I nod, a simple answer. She smiles approvingly, and I reflect the grin back, the answer and my expression suggesting a loving partnership of stability and parenting and conjuring up images of white picket fences, family barbeques, and weekend trips to the zoo.

“How long?”

“Eleven…I mean, twelve years.”

She nods, impressed, and I wonder how many trips she's taken down the aisle. There's no evidence of a family—no ring, family portrait, or clay-coiled mug proclaiming World's Greatest Mom. Her desk is stacked with papers, manila folders, a laptop, and a lipstick-stained Starbucks cup.

“Will he be involved?” she asks.

“Who?”

Her head tilts slightly, and her finely teased brow puckers. “Your husband.”

“No. Only me.” A more accurate summary of my twelve-year union to Sean.

“That's fine. It's better that way. Too many hands in the cookie jar complicates things.”

Her words are sharp and concise like the rest of her. Her clothes, her hair, her office—all of it direct and tidy. Monique Braxton is a woman in control of her life, the kind of woman I would like to be though know I never will. Like a beagle being envious of a fox, I can try, but at the end of the day, only one of us is going to end up dinner for the mountain lions, and chances are it's not going to be the fox.

On the wall behind Monique are her claims to fame, over a hundred framed eight-by-ten black-and-white headshots of the children she's discovered and turned into household names, everyone from the megahit band Colorwand to Lloyd Stevens, the actor who plays the adorable Axel on the hit series
The Hamptons
.

My eyes catch on a portrait toward the bottom left, a boy in a striped shirt, his dark bangs draped across slashed eyebrows and smoldering eyes. I stare at his lips, remembering how I used to fantasize about kissing them when I was eleven.
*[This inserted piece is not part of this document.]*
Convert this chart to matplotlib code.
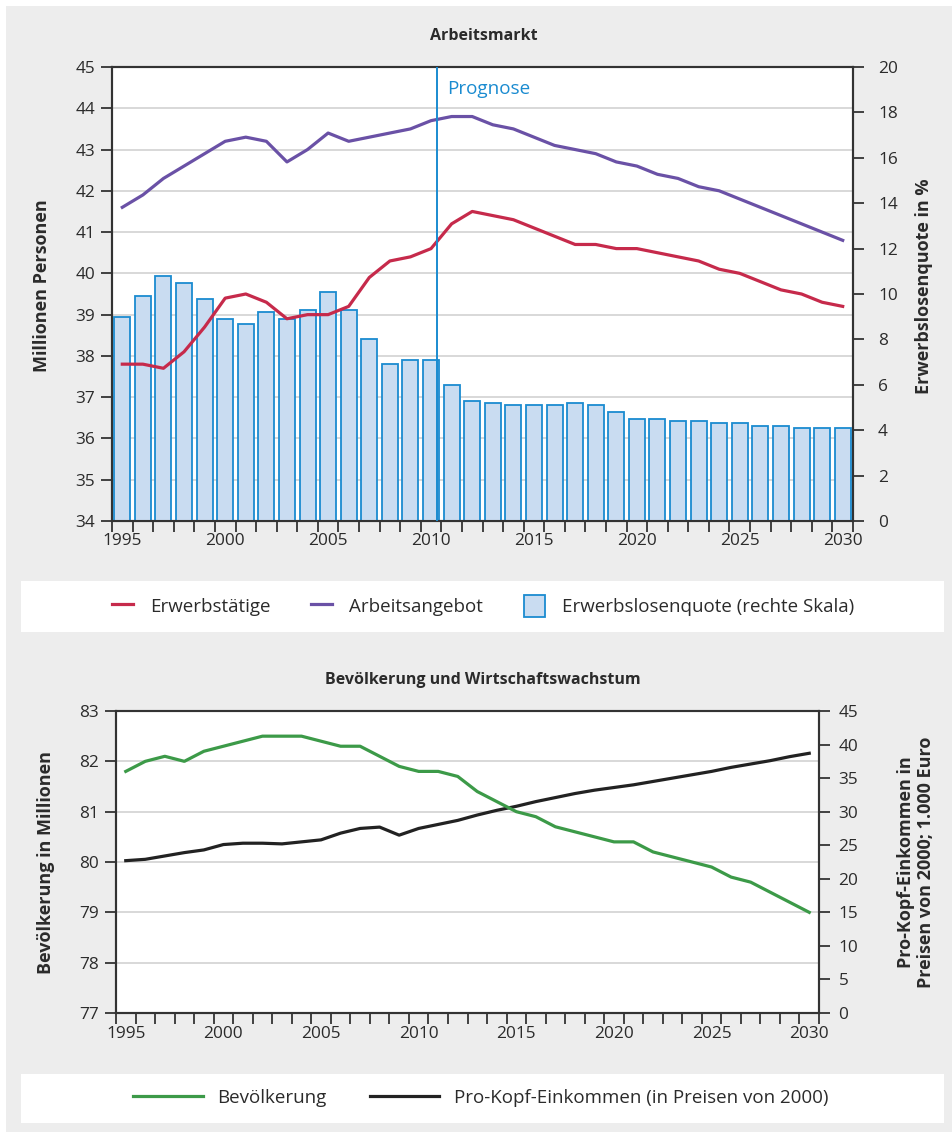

Brian Raffo, my first crush. He played Mike Sloan in the movie
The Inside Job
—the tough, street-smart kid who gave a lawyer a dollar to defend him against the police who were trying to bully him into testifying against the mob.

For years, I kept that same photo pasted inside my closet door, until the day Brian got busted for drugs. When I heard the news, I took the picture down and threw it away. It pissed me off, like what he had done was personal. Which in a way it was, four years is a long time to love someone when you're only fifteen.

“I miss him,” Monique Braxton says, following my stare to look with me at Brian's immortalized eleven-year-old image. “He was one of my first clients.” Her voice cracks with emotion, and suddenly I remember he's dead. Dead a long time. I don't remember how long, but long enough that I read about it in the newspaper instead of online. I remember there were two photos beneath the headline, one of him from the movie and the other, a recent one of him as an adult.

Monique Braxton pulls her shoulders back to recompose her flawless veneer, but she does a poor job of it, a glassiness remains in her eyes that wasn't there before, and I know I was right; Monique Braxton doesn't have children of her own. Behind her are her children, a hundred of them, and she cares about them as much as any mother does.

I glance again at the picture of Brian and realize with a shudder that my tastes didn't change much from when I was a girl to when I was a young woman. Sean looks a lot like Brian, same intense eyes and wiseass smirk. He ended up being a disappointment as well, and I wonder if I was predestined to be attracted to great-looking, sweet-talking losers who lie.